Vient ensuite la longue liste des méthodes ubuesques censées transformer nos journées, nos semaines puis nos années en prodigieuses success stories. Dernière en date l’Assumption law, petite sœur de la célébrissime loi de l’attraction.  Elle consiste en gros à se projeter dans des délires professionnels et financiers XXL pour les voir se concrétiser par magie. Ou comment lier son épanouissement au matériel et se sentir misérable lorsque le principe ne se vérifie pas dans 90% des cas. « La conception du bonheur telle qu’elle est véhiculée de nos jours génère frustration et panique.  On a peur de ne pas accéder à la vie rêvée, on angoisse à l’idée de ne pas refléter ce que l’on croit être l’image de la réussite. Le casting du mal-être est complet… ».

 

Au final le bonheur c’est quoi ?

Inutile de chercher une définition unique, elle n’existe pas ! Une chose est sûre, le précieux Graal commence par la paix avec soi-même et une acceptation de ses émotions les plus contradictoires : Contentement, tristesse, ambition, flemme, altruisme, envie, générosité, égoïsme, sérénité, colère… « Il est primordial d’embrasser tous nos états d’âme, nos hauts et nos bas pour pouvoir reconnaître le bonheur quand il frappe à notre porte. » nous dit la psychanalyste.

 

Pas la peine non plus de vouloir reproduire des schémas, ni de se laisser influencer, ce serait aller au-devant d’énormes déceptions. « Le bonheur est une affaire très privée, une notion à laquelle chacun (e) doit donner un sens personnel.

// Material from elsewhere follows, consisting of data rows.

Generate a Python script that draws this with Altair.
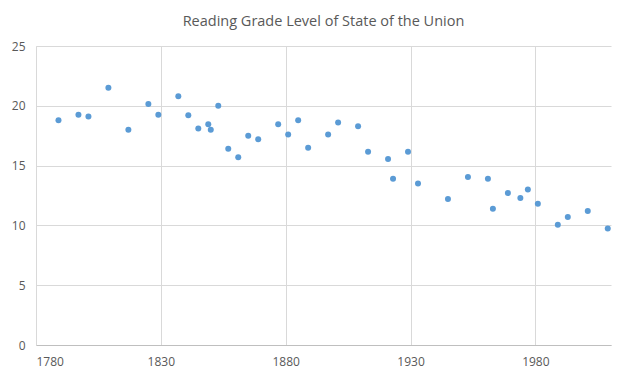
import altair as alt
import pandas as pd

years = [1789, 1797, 1801, 1809, 1817, 1825, 1829, 1837, 1841, 1845, 1849, 1850,
         1853, 1857, 1861, 1865, 1869, 1877, 1881, 1885, 1889, 1897, 1901, 1909,
         1913, 1921, 1923, 1929, 1933, 1945, 1953, 1961, 1963, 1969, 1974, 1977,
         1981, 1989, 1993, 2001, 2009]
grade = [18.8, 19.25, 19.1, 21.5, 18.0, 20.15, 19.25, 20.8, 19.2, 18.1, 18.45, 18.0,
         20.0, 16.4, 15.7, 17.5, 17.2, 18.45, 17.6, 18.8, 16.5, 17.6, 18.6, 18.3,
         16.15, 15.55, 13.9, 16.15, 13.5, 12.2, 14.05, 13.9, 11.4, 12.7, 12.3, 13.0,
         11.8, 10.05, 10.7, 11.2, 9.75]
x_ticks = [1780, 1830, 1880, 1930, 1980]
y_ticks = [0, 5, 10, 15, 20, 25]

df = pd.DataFrame({"year": years, "grade": grade})

font = "Open Sans"
chart = alt.Chart(df).mark_circle(size=36, color="#5b9bd5", opacity=1).encode(
    x=alt.X("year:Q", scale=alt.Scale(domain=[1780, 2010.3], nice=False, zero=False),
            axis=alt.Axis(values=x_ticks, format="d", title=None, tickSize=0,
                          labelPadding=11, domainColor="#bfbfbf", gridColor="#d9d9d9",
                          labelColor="#595959", labelFontSize=12, labelFont=font)),
    y=alt.Y("grade:Q", scale=alt.Scale(domain=[0, 25], nice=False),
            axis=alt.Axis(values=y_ticks, title=None, tickSize=0, labelPadding=11,
                          domainColor="#d9d9d9", gridColor="#d9d9d9",
                          labelColor="#595959", labelFontSize=12, labelFont=font)),
).properties(
    width=575,
    height=299,
    title=alt.TitleParams("Reading Grade Level of State of the Union", font=font,
                          fontSize=14.5, fontWeight="normal", color="#595959", offset=11),
    autosize=alt.AutoSizeParams(type="none"),
    padding={"left": 28, "top": 38, "right": 15, "bottom": 25},
).configure_view(stroke=None)

chart.save("out.html", embed_options={"renderer": "svg", "actions": False})
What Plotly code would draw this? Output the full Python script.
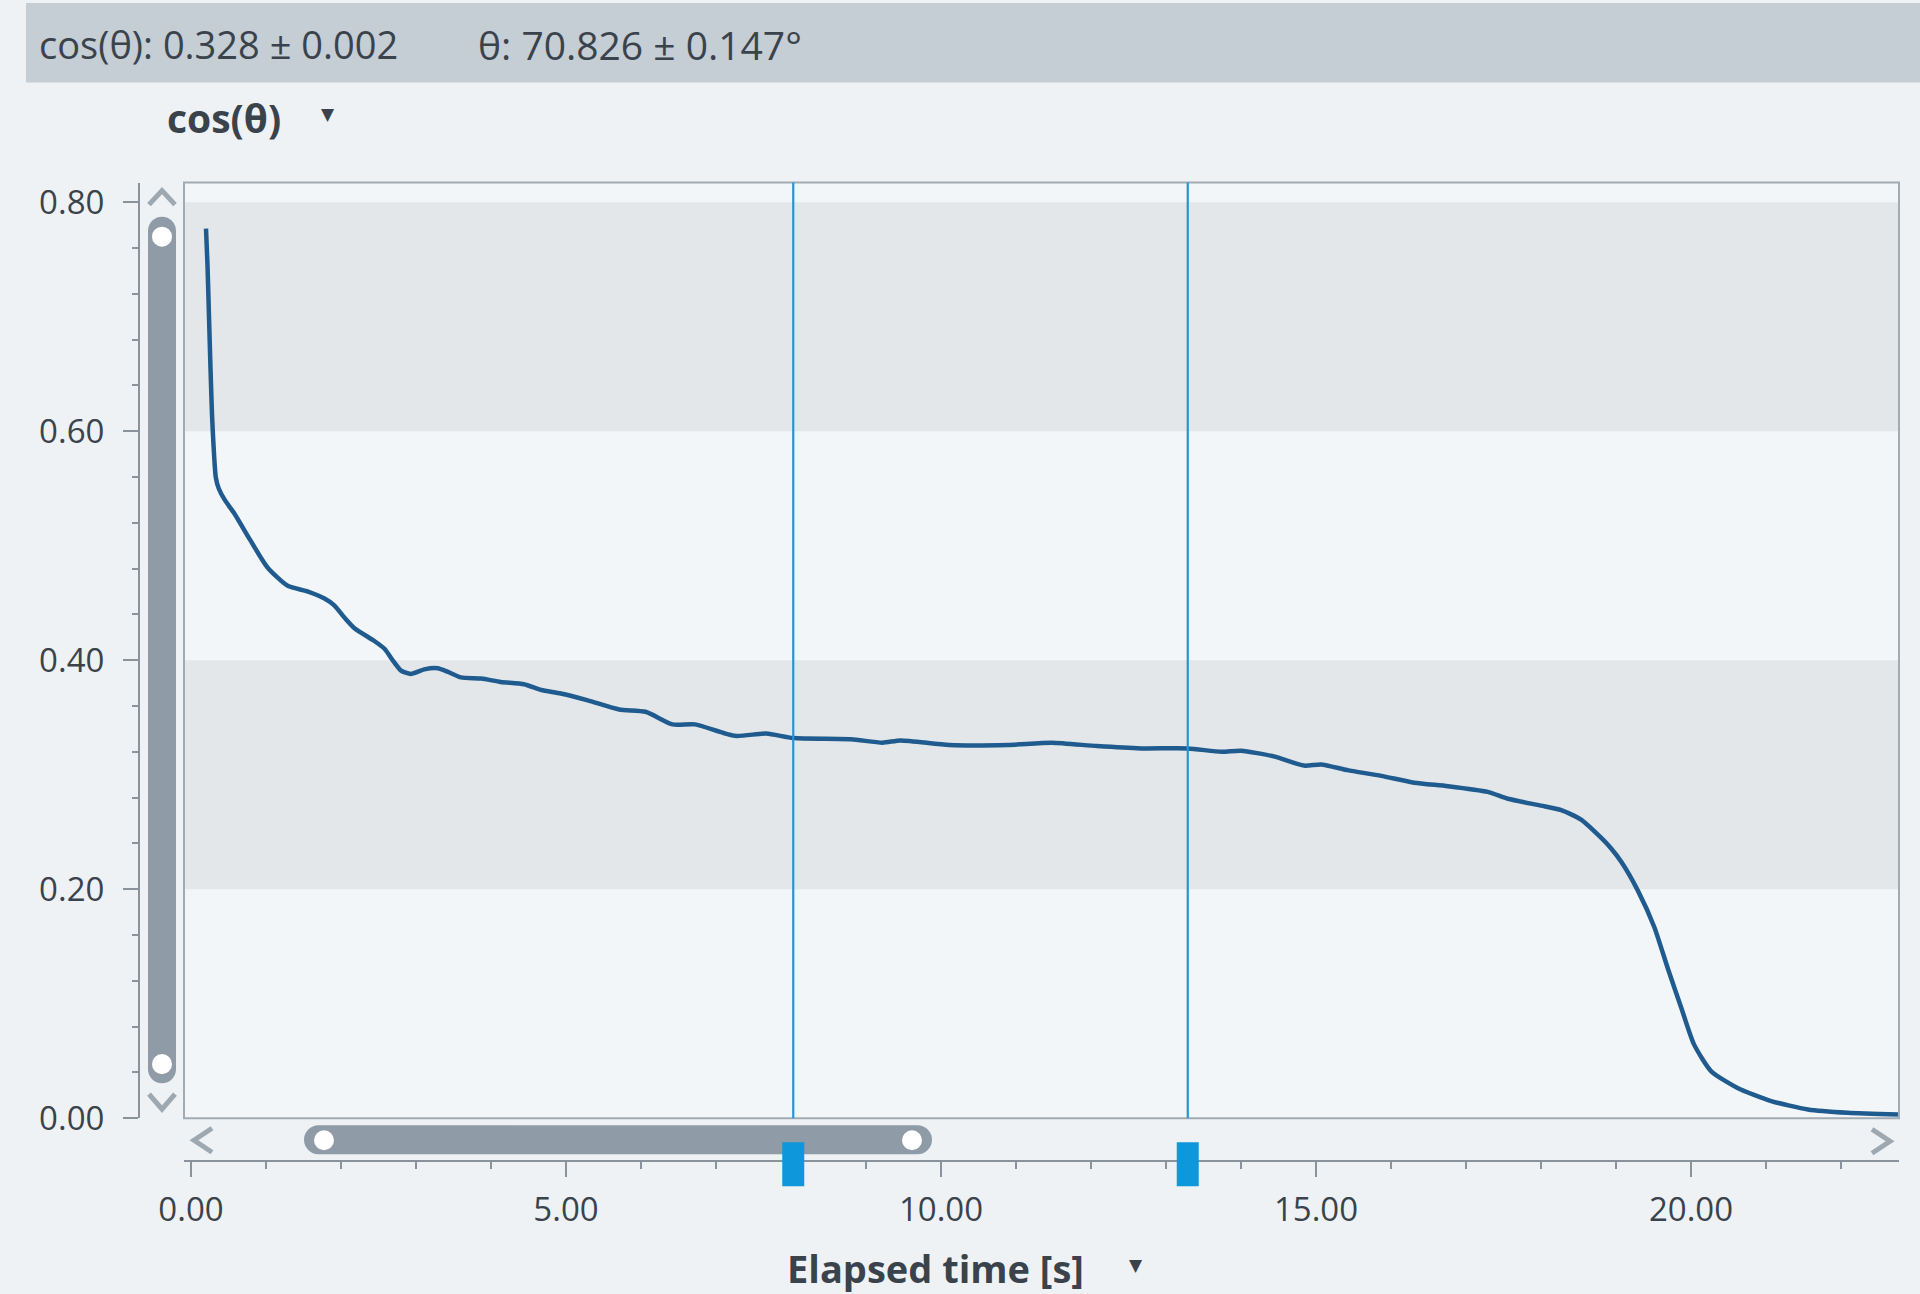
import plotly.graph_objects as go

# ---------------- data ----------------
time_s = [0.20, 0.22, 0.24, 0.26, 0.28, 0.30, 0.33, 0.37, 0.45, 0.58, 0.78, 1.02, 1.29,
          1.56, 1.78, 1.91, 2.05, 2.18, 2.44, 2.58, 2.70, 2.80, 2.93, 3.11, 3.29, 3.42,
          3.60, 3.87, 4.13, 4.44, 4.67, 4.93, 5.29, 5.71, 6.06, 6.42, 6.72, 7.25, 7.67,
          8.03, 8.80, 9.22, 9.46, 10.11, 10.89, 11.48, 12.08, 12.67, 13.29, 13.74, 14.00,
          14.44, 14.84, 15.07, 15.42, 15.87, 16.31, 16.76, 17.29, 17.56, 18.00, 18.27,
          18.53, 18.80, 18.93, 19.07, 19.29, 19.51, 19.69, 19.87, 20.04, 20.27, 20.62,
          21.07, 21.56, 22.09, 22.76]
cos_theta = [0.777, 0.745, 0.700, 0.655, 0.615, 0.588, 0.560, 0.550, 0.540, 0.528, 0.506,
             0.481, 0.465, 0.460, 0.454, 0.448, 0.437, 0.428, 0.417, 0.410, 0.399, 0.391,
             0.388, 0.392, 0.393, 0.390, 0.385, 0.384, 0.381, 0.379, 0.374, 0.371, 0.365,
             0.357, 0.355, 0.344, 0.344, 0.334, 0.336, 0.332, 0.331, 0.328, 0.330, 0.326,
             0.326, 0.328, 0.325, 0.323, 0.323, 0.320, 0.321, 0.316, 0.308, 0.309, 0.304,
             0.299, 0.293, 0.290, 0.285, 0.279, 0.273, 0.269, 0.261, 0.245, 0.236, 0.224,
             0.199, 0.167, 0.131, 0.0965, 0.0645, 0.041, 0.0265, 0.015, 0.0076, 0.0047,
             0.0032]
cursor_times = [8.03, 13.29]
bands = [(0.2, 0.4), (0.6, 0.8)]
header_left = "cos(θ): 0.328 ± 0.002"
header_right = "θ: 70.826 ± 0.147°"
y_title = "cos(θ)"
x_title = "Elapsed time [s]"

# ---------------- geometry helpers (target pixel -> paper) ----------------
W, H = 1920, 1294
# measured placement of the rendered paper inside the photograph
OFF_X, SPAN_X = 25.0, 1894.0
OFF_Y, SPAN_Y = 3.7, 1266.8
def px(X):
    return (X - OFF_X) / SPAN_X
def py(Y):
    return 1 - (Y - OFF_Y) / SPAN_Y

PLOT_L, PLOT_R, PLOT_T, PLOT_B = 183, 1898, 183, 1117
X0_PX, PX_PER_S = 190, 75.0
PX_PER_UNIT_Y = 1143.0

TEXT = "#3a434c"
AXIS = "#8a939b"
SCROLL = "#8f9ba6"
CHEV = "#9ea8b1"
CURSOR = "#1e98d8"
MARK = "#0e97da"
HEADER = "#c5cdd5"
PAGE = "#eef2f5"
FONT = "Open Sans, Noto Sans, sans-serif"

def rounded_rect(x0, y0, x1, y1, r):
    k = 0.5523 * r
    pts = [
        ("M", [(x0 + r, y0)]),
        ("L", [(x1 - r, y0)]),
        ("C", [(x1 - r + k, y0), (x1, y0 + r - k), (x1, y0 + r)]),
        ("L", [(x1, y1 - r)]),
        ("C", [(x1, y1 - r + k), (x1 - r + k, y1), (x1 - r, y1)]),
        ("L", [(x0 + r, y1)]),
        ("C", [(x0 + r - k, y1), (x0, y1 - r + k), (x0, y1 - r)]),
        ("L", [(x0, y0 + r)]),
        ("C", [(x0, y0 + r - k), (x0 + r - k, y0), (x0 + r, y0)]),
    ]
    s = ""
    for cmd, ps in pts:
        s += cmd + " " + " ".join(f"{px(a):.6f},{py(b):.6f}" for a, b in ps) + " "
    return s + "Z"

def polyline(points):
    s = "M " + f"{px(points[0][0]):.6f},{py(points[0][1]):.6f}"
    for a, b in points[1:]:
        s += f" L {px(a):.6f},{py(b):.6f}"
    return s

fig = go.Figure()
fig.add_trace(go.Scatter(
    x=time_s, y=cos_theta, mode="lines",
    line=dict(color="#1f5b8e", width=4.5, shape="spline", smoothing=0.6),
    hoverinfo="skip", showlegend=False,
))

x_range = [(PLOT_L - X0_PX) / PX_PER_S, (PLOT_R - X0_PX) / PX_PER_S]
y_range = [0, (PLOT_B - PLOT_T) / PX_PER_UNIT_Y]

shapes = []
shapes.append(dict(type="rect", xref="paper", yref="paper", x0=0, x1=1, y0=py(83), y1=1,
                   fillcolor=HEADER, line=dict(width=0), layer="below"))
for lo, hi in bands:
    shapes.append(dict(type="rect", xref="x domain", yref="y", x0=0, x1=1, y0=lo, y1=hi,
                       fillcolor="#e3e7ea", line=dict(width=0), layer="below"))
shapes.append(dict(type="rect", xref="paper", yref="paper", x0=px(PLOT_L), x1=px(PLOT_R),
                   y0=py(PLOT_B), y1=py(PLOT_T), line=dict(color="#a3abb2", width=2),
                   fillcolor="rgba(0,0,0,0)", layer="above"))
for t in cursor_times:
    shapes.append(dict(type="line", xref="x", yref="y domain", x0=t, x1=t, y0=0, y1=1,
                       line=dict(color=CURSOR, width=2.2), layer="above"))
    shapes.append(dict(type="rect", xref="x", xsizemode="pixel", xanchor=t, x0=-11, x1=11,
                       yref="paper", y0=py(1185), y1=py(1141), fillcolor=MARK,
                       line=dict(width=0), layer="above"))
shapes.append(dict(type="path", xref="paper", yref="paper",
                   path=rounded_rect(147, 217, 175, 1082, 14), fillcolor=SCROLL,
                   line=dict(width=0), layer="above"))
for cy in (237, 1063):
    shapes.append(dict(type="circle", xref="paper", yref="paper", x0=px(151), x1=px(171),
                       y0=py(cy + 10), y1=py(cy - 10), fillcolor="white",
                       line=dict(width=0), layer="above"))
shapes.append(dict(type="path", xref="paper", yref="paper",
                   path=rounded_rect(303, 1124, 931, 1153, 14.5), fillcolor=SCROLL,
                   line=dict(width=0), layer="below"))
for cx in (323, 911):
    shapes.append(dict(type="circle", xref="paper", yref="paper", x0=px(cx - 10), x1=px(cx + 10),
                       y0=py(1149), y1=py(1129), fillcolor="white",
                       line=dict(width=0), layer="below"))
for pts in ([(148, 205), (161, 191), (174, 205)],
            [(148, 1093), (161, 1108), (174, 1093)],
            [(211, 1127), (193, 1139), (211, 1151)],
            [(1871, 1128), (1889, 1140), (1871, 1152)]):
    shapes.append(dict(type="path", xref="paper", yref="paper", path=polyline(pts),
                       line=dict(color=CHEV, width=5), layer="above"))

annotations = [
    dict(text=header_left, x=px(36), y=py(45), xanchor="left", yanchor="middle",
         font=dict(size=38, color=TEXT, family=FONT)),
    dict(text=header_right, x=px(475), y=py(45), xanchor="left", yanchor="middle",
         font=dict(size=39, color=TEXT, family=FONT)),
    dict(text="<b>" + y_title + "</b>", x=px(164), y=py(118), xanchor="left", yanchor="middle",
         font=dict(size=39, color=TEXT, family=FONT)),
    dict(text="▼", x=px(327), y=py(115), xanchor="center", yanchor="middle",
         font=dict(size=17, color=TEXT, family="DejaVu Sans")),
    dict(text="<b>" + x_title + "</b>", x=px(784), y=py(1267), xanchor="left", yanchor="middle",
         font=dict(size=38, color=TEXT, family=FONT)),
    dict(text="▼", x=px(1135), y=py(1264), xanchor="center", yanchor="middle",
         font=dict(size=17, color=TEXT, family="DejaVu Sans")),
]
for a in annotations:
    a.update(xref="paper", yref="paper", showarrow=False)

fig.update_layout(
    width=W, height=H,
    margin=dict(l=0, r=0, t=0, b=0, pad=0),
    paper_bgcolor=PAGE,
    plot_bgcolor="#f3f6f8",
    showlegend=False,
    shapes=shapes,
    annotations=annotations,
    xaxis=dict(
        domain=[px(PLOT_L), px(PLOT_R)], range=x_range, anchor="free", position=py(1160),
        showgrid=False, zeroline=False, showline=True, linecolor=AXIS, linewidth=2,
        ticks="outside", ticklen=15, tickwidth=1.5, tickcolor=AXIS, dtick=5, tick0=0,
        tickformat=".2f", tickfont=dict(size=33, color=TEXT, family=FONT),
        ticklabelstandoff=4,
        minor=dict(dtick=1, tick0=0, ticks="outside", ticklen=7, tickwidth=1.5,
                   tickcolor=AXIS, showgrid=False),
        fixedrange=True,
    ),
    yaxis=dict(
        domain=[py(PLOT_B), py(PLOT_T)], range=y_range, anchor="free", position=px(138),
        showgrid=False, zeroline=False, showline=True, linecolor=AXIS, linewidth=2,
        ticks="outside", ticklen=15, tickwidth=1.5, tickcolor=AXIS, dtick=0.2, tick0=0,
        tickformat=".2f", tickfont=dict(size=33, color=TEXT, family=FONT),
        ticklabelstandoff=12,
        minor=dict(dtick=0.04, tick0=0, ticks="outside", ticklen=6, tickwidth=1.5,
                   tickcolor=AXIS, showgrid=False),
        fixedrange=True,
    ),
)

post = (
    "document.documentElement.style.margin='0';"
    "document.documentElement.style.padding='0';"
    "document.documentElement.style.overflow='hidden';"
    "document.body.style.margin='0';document.body.style.padding='0';"
    "document.body.style.overflow='hidden';"
    "document.body.style.background='linear-gradient(to bottom, " + HEADER + " 0px, "
    + HEADER + " 85px, " + PAGE + " 85px, " + PAGE + " 100%)';"
    "document.documentElement.style.background='" + PAGE + "';"
    "var gd=document.getElementById('{plot_id}');"
    "gd.style.position='absolute';gd.style.left='0px';gd.style.top='0px';"
)

fig.write_html("out.html", config={"displayModeBar": False}, post_script=post)
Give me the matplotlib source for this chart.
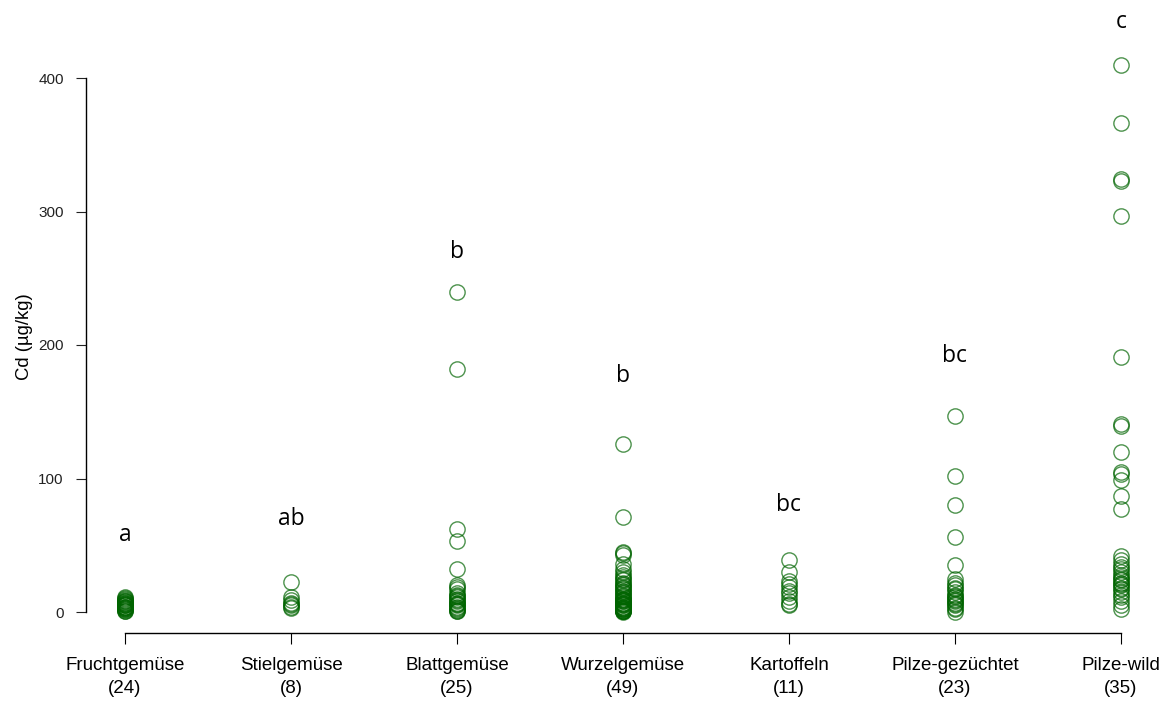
import matplotlib.pyplot as plt

plt.rcParams['font.family'] = ['Liberation Sans', 'DejaVu Sans']

# Cd-Gehalte je Gemüsegruppe (µg/kg)
kategorien = ["Fruchtgemüse", "Stielgemüse", "Blattgemüse", "Wurzelgemüse",
              "Kartoffeln", "Pilze-gezüchtet", "Pilze-wild"]
anzahl = [24, 8, 25, 49, 11, 23, 35]
buchstaben = ["a", "ab", "b", "b", "bc", "bc", "c"]
buchstaben_y = [58, 70, 270, 177, 80, 192, 442]

fruchtgemuese = [0.5, 1, 1.5, 2, 2.5, 3, 3, 3.5, 4, 4, 5, 5, 5.5, 6, 6, 7, 7,
                 7.5, 8, 8.5, 9, 10, 10.5, 11]
stielgemuese = [22.5, 11, 9, 7, 6, 5, 4, 3]
blattgemuese = [240, 182, 62, 53, 32, 20, 19, 17, 14, 13, 12, 11, 10, 9, 8, 7,
                6, 6, 5, 4, 3, 2, 1.5, 1, 0.5]
wurzelgemuese = [126, 71, 45, 44, 43, 36, 32, 30, 28, 26, 25, 24, 22, 21, 20,
                 19, 18, 17, 16, 15, 14, 13, 12, 11, 10, 10, 9, 9, 8, 8, 7, 7,
                 6, 6, 5, 5, 4, 4, 3, 3, 2.5, 2, 2, 1.5, 1, 1, 0.5, 0.5, 0]
kartoffeln = [39, 30, 23, 21, 19, 16, 14, 11, 8, 6, 5]
pilze_gezuechtet = [147, 102, 80, 56, 35, 25, 22, 20, 18, 17, 15, 13, 12, 11,
                    10, 9, 8, 7, 6, 5, 3, 2, 0]
pilze_wild = [410, 366, 324, 323, 297, 191, 141, 139, 120, 105, 103, 99, 87,
              77, 42, 39, 36, 34, 32, 30, 28, 26, 25, 24, 22, 21, 20, 18, 17,
              15, 13, 11, 8, 5, 2]

werte = [fruchtgemuese, stielgemuese, blattgemuese, wurzelgemuese,
         kartoffeln, pilze_gezuechtet, pilze_wild]

W, H = 1162, 702
fig = plt.figure(figsize=(W / 100, H / 100), dpi=100)
ax = fig.add_axes([86 / W, 1 - 633 / H, (1150 - 86) / W, (633 - 20) / H])

for i, ys in enumerate(werte, start=1):
    ax.plot([i] * len(ys), ys, linestyle="none", marker="o", markersize=11,
            markerfacecolor="none", markeredgecolor="#006400",
            markeredgewidth=1.0, alpha=0.7, clip_on=False)
    ax.text(i, buchstaben_y[i - 1], buchstaben[i - 1], ha="center",
            va="center", fontsize=16.5, family=["Open Sans", "DejaVu Sans"])

ax.set_xlim(1 - 39 / 166, 7 + 29 / 166)
ax.set_ylim((612 - 633) / 1.335, (612 - 20) / 1.335)

for s in ["top", "right"]:
    ax.spines[s].set_visible(False)
ax.spines["left"].set_bounds(0, 400)
ax.spines["bottom"].set_bounds(1, 7)
ax.spines["left"].set_linewidth(1.0)
ax.spines["bottom"].set_linewidth(1.0)

ax.set_yticks([0, 100, 200, 300, 400])
ax.set_xticks(range(1, 8))
ax.set_xticklabels([f"{k}\n({n})" for k, n in zip(kategorien, anzahl)],
                   linespacing=1.5)
ax.tick_params(axis="y", length=7, pad=9, labelsize=11, colors="#222222")
ax.tick_params(axis="x", length=8, pad=9, labelsize=13.5)
ax.set_ylabel("Cd (µg/kg)", fontsize=13.3)
ax.yaxis.set_label_coords(-0.05, 0.483)

fig.savefig("out.png", dpi=100)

On ne peut pas cumuler un 10 partout, ni être en permanence au top et vous savez quoi ? Ce n’est pas grave ! » rassure la coach, qui préconise en revanche de ne pas se laisser emballer par de faux-semblants ou des recettes miracles vendues par des guides sortis d’on ne sait où.

 

«La vraie positive attitude réside dans l’appréciation des petits cadeaux de l’existence et dans le lâcher prise face à ses travers…».  En gros prendre la chose comme un voyage intérieur et non une injonction.